What to work on: Transcribe every line exactly and omit anything that is a picture.

Data block:
□ □ □ □ □

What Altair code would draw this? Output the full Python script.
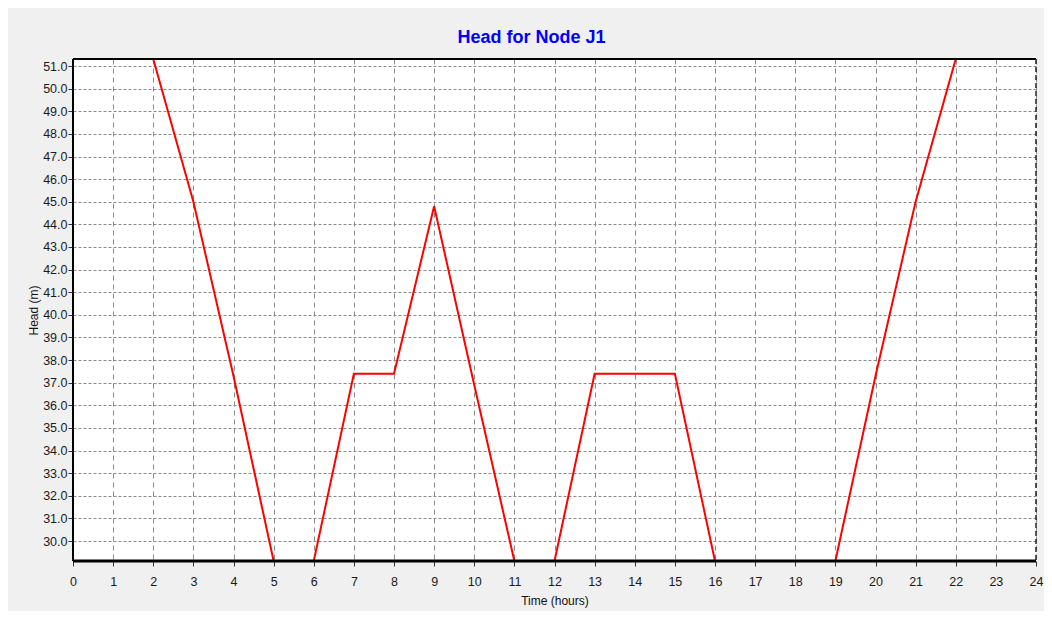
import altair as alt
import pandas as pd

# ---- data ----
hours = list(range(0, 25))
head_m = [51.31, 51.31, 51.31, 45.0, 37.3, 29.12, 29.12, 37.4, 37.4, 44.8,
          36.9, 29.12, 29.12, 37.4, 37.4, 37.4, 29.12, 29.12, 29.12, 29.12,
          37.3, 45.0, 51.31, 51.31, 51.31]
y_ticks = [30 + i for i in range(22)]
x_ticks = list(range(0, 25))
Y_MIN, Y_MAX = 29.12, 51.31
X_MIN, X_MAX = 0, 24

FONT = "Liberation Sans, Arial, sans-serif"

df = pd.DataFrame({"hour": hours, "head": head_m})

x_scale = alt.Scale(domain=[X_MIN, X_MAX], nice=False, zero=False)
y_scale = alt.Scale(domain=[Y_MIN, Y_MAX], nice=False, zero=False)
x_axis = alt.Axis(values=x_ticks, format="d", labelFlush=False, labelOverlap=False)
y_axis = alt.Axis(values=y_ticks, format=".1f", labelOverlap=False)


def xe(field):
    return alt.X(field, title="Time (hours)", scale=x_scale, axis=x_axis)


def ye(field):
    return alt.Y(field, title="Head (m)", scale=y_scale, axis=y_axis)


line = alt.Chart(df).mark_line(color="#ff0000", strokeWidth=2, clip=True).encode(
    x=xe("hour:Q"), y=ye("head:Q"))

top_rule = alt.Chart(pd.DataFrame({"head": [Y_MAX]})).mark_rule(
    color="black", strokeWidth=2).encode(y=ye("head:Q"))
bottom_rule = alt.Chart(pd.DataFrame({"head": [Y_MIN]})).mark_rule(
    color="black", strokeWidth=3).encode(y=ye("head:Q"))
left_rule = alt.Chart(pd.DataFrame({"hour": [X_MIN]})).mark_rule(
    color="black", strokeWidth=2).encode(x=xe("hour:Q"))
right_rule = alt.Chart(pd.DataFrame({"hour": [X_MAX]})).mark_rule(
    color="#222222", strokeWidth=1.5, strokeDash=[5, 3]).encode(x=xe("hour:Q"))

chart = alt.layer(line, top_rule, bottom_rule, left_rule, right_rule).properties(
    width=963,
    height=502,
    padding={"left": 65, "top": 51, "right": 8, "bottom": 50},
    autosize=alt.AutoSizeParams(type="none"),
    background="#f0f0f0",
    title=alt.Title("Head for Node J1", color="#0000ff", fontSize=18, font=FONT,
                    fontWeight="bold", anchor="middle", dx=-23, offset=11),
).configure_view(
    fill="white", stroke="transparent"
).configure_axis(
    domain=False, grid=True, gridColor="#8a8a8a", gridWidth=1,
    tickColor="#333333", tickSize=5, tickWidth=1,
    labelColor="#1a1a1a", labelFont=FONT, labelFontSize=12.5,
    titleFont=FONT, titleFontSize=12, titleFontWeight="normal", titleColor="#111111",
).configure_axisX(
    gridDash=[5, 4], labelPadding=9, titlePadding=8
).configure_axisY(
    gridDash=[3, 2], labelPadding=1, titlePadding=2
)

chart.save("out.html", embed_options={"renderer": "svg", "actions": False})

□ □ □ □ □

Worked solution:
What Altair code would draw this? Output the full Python script.
import altair as alt
import pandas as pd

# ---- data ----
hours = list(range(0, 25))
head_m = [51.31, 51.31, 51.31, 45.0, 37.3, 29.12, 29.12, 37.4, 37.4, 44.8,
          36.9, 29.12, 29.12, 37.4, 37.4, 37.4, 29.12, 29.12, 29.12, 29.12,
          37.3, 45.0, 51.31, 51.31, 51.31]
y_ticks = [30 + i for i in range(22)]
x_ticks = list(range(0, 25))
Y_MIN, Y_MAX = 29.12, 51.31
X_MIN, X_MAX = 0, 24

FONT = "Liberation Sans, Arial, sans-serif"

df = pd.DataFrame({"hour": hours, "head": head_m})

x_scale = alt.Scale(domain=[X_MIN, X_MAX], nice=False, zero=False)
y_scale = alt.Scale(domain=[Y_MIN, Y_MAX], nice=False, zero=False)
x_axis = alt.Axis(values=x_ticks, format="d", labelFlush=False, labelOverlap=False)
y_axis = alt.Axis(values=y_ticks, format=".1f", labelOverlap=False)


def xe(field):
    return alt.X(field, title="Time (hours)", scale=x_scale, axis=x_axis)


def ye(field):
    return alt.Y(field, title="Head (m)", scale=y_scale, axis=y_axis)


line = alt.Chart(df).mark_line(color="#ff0000", strokeWidth=2, clip=True).encode(
    x=xe("hour:Q"), y=ye("head:Q"))

top_rule = alt.Chart(pd.DataFrame({"head": [Y_MAX]})).mark_rule(
    color="black", strokeWidth=2).encode(y=ye("head:Q"))
bottom_rule = alt.Chart(pd.DataFrame({"head": [Y_MIN]})).mark_rule(
    color="black", strokeWidth=3).encode(y=ye("head:Q"))
left_rule = alt.Chart(pd.DataFrame({"hour": [X_MIN]})).mark_rule(
    color="black", strokeWidth=2).encode(x=xe("hour:Q"))
right_rule = alt.Chart(pd.DataFrame({"hour": [X_MAX]})).mark_rule(
    color="#222222", strokeWidth=1.5, strokeDash=[5, 3]).encode(x=xe("hour:Q"))

chart = alt.layer(line, top_rule, bottom_rule, left_rule, right_rule).properties(
    width=963,
    height=502,
    padding={"left": 65, "top": 51, "right": 8, "bottom": 50},
    autosize=alt.AutoSizeParams(type="none"),
    background="#f0f0f0",
    title=alt.Title("Head for Node J1", color="#0000ff", fontSize=18, font=FONT,
                    fontWeight="bold", anchor="middle", dx=-23, offset=11),
).configure_view(
    fill="white", stroke="transparent"
).configure_axis(
    domain=False, grid=True, gridColor="#8a8a8a", gridWidth=1,
    tickColor="#333333", tickSize=5, tickWidth=1,
    labelColor="#1a1a1a", labelFont=FONT, labelFontSize=12.5,
    titleFont=FONT, titleFontSize=12, titleFontWeight="normal", titleColor="#111111",
).configure_axisX(
    gridDash=[5, 4], labelPadding=9, titlePadding=8
).configure_axisY(
    gridDash=[3, 2], labelPadding=1, titlePadding=2
)

chart.save("out.html", embed_options={"renderer": "svg", "actions": False})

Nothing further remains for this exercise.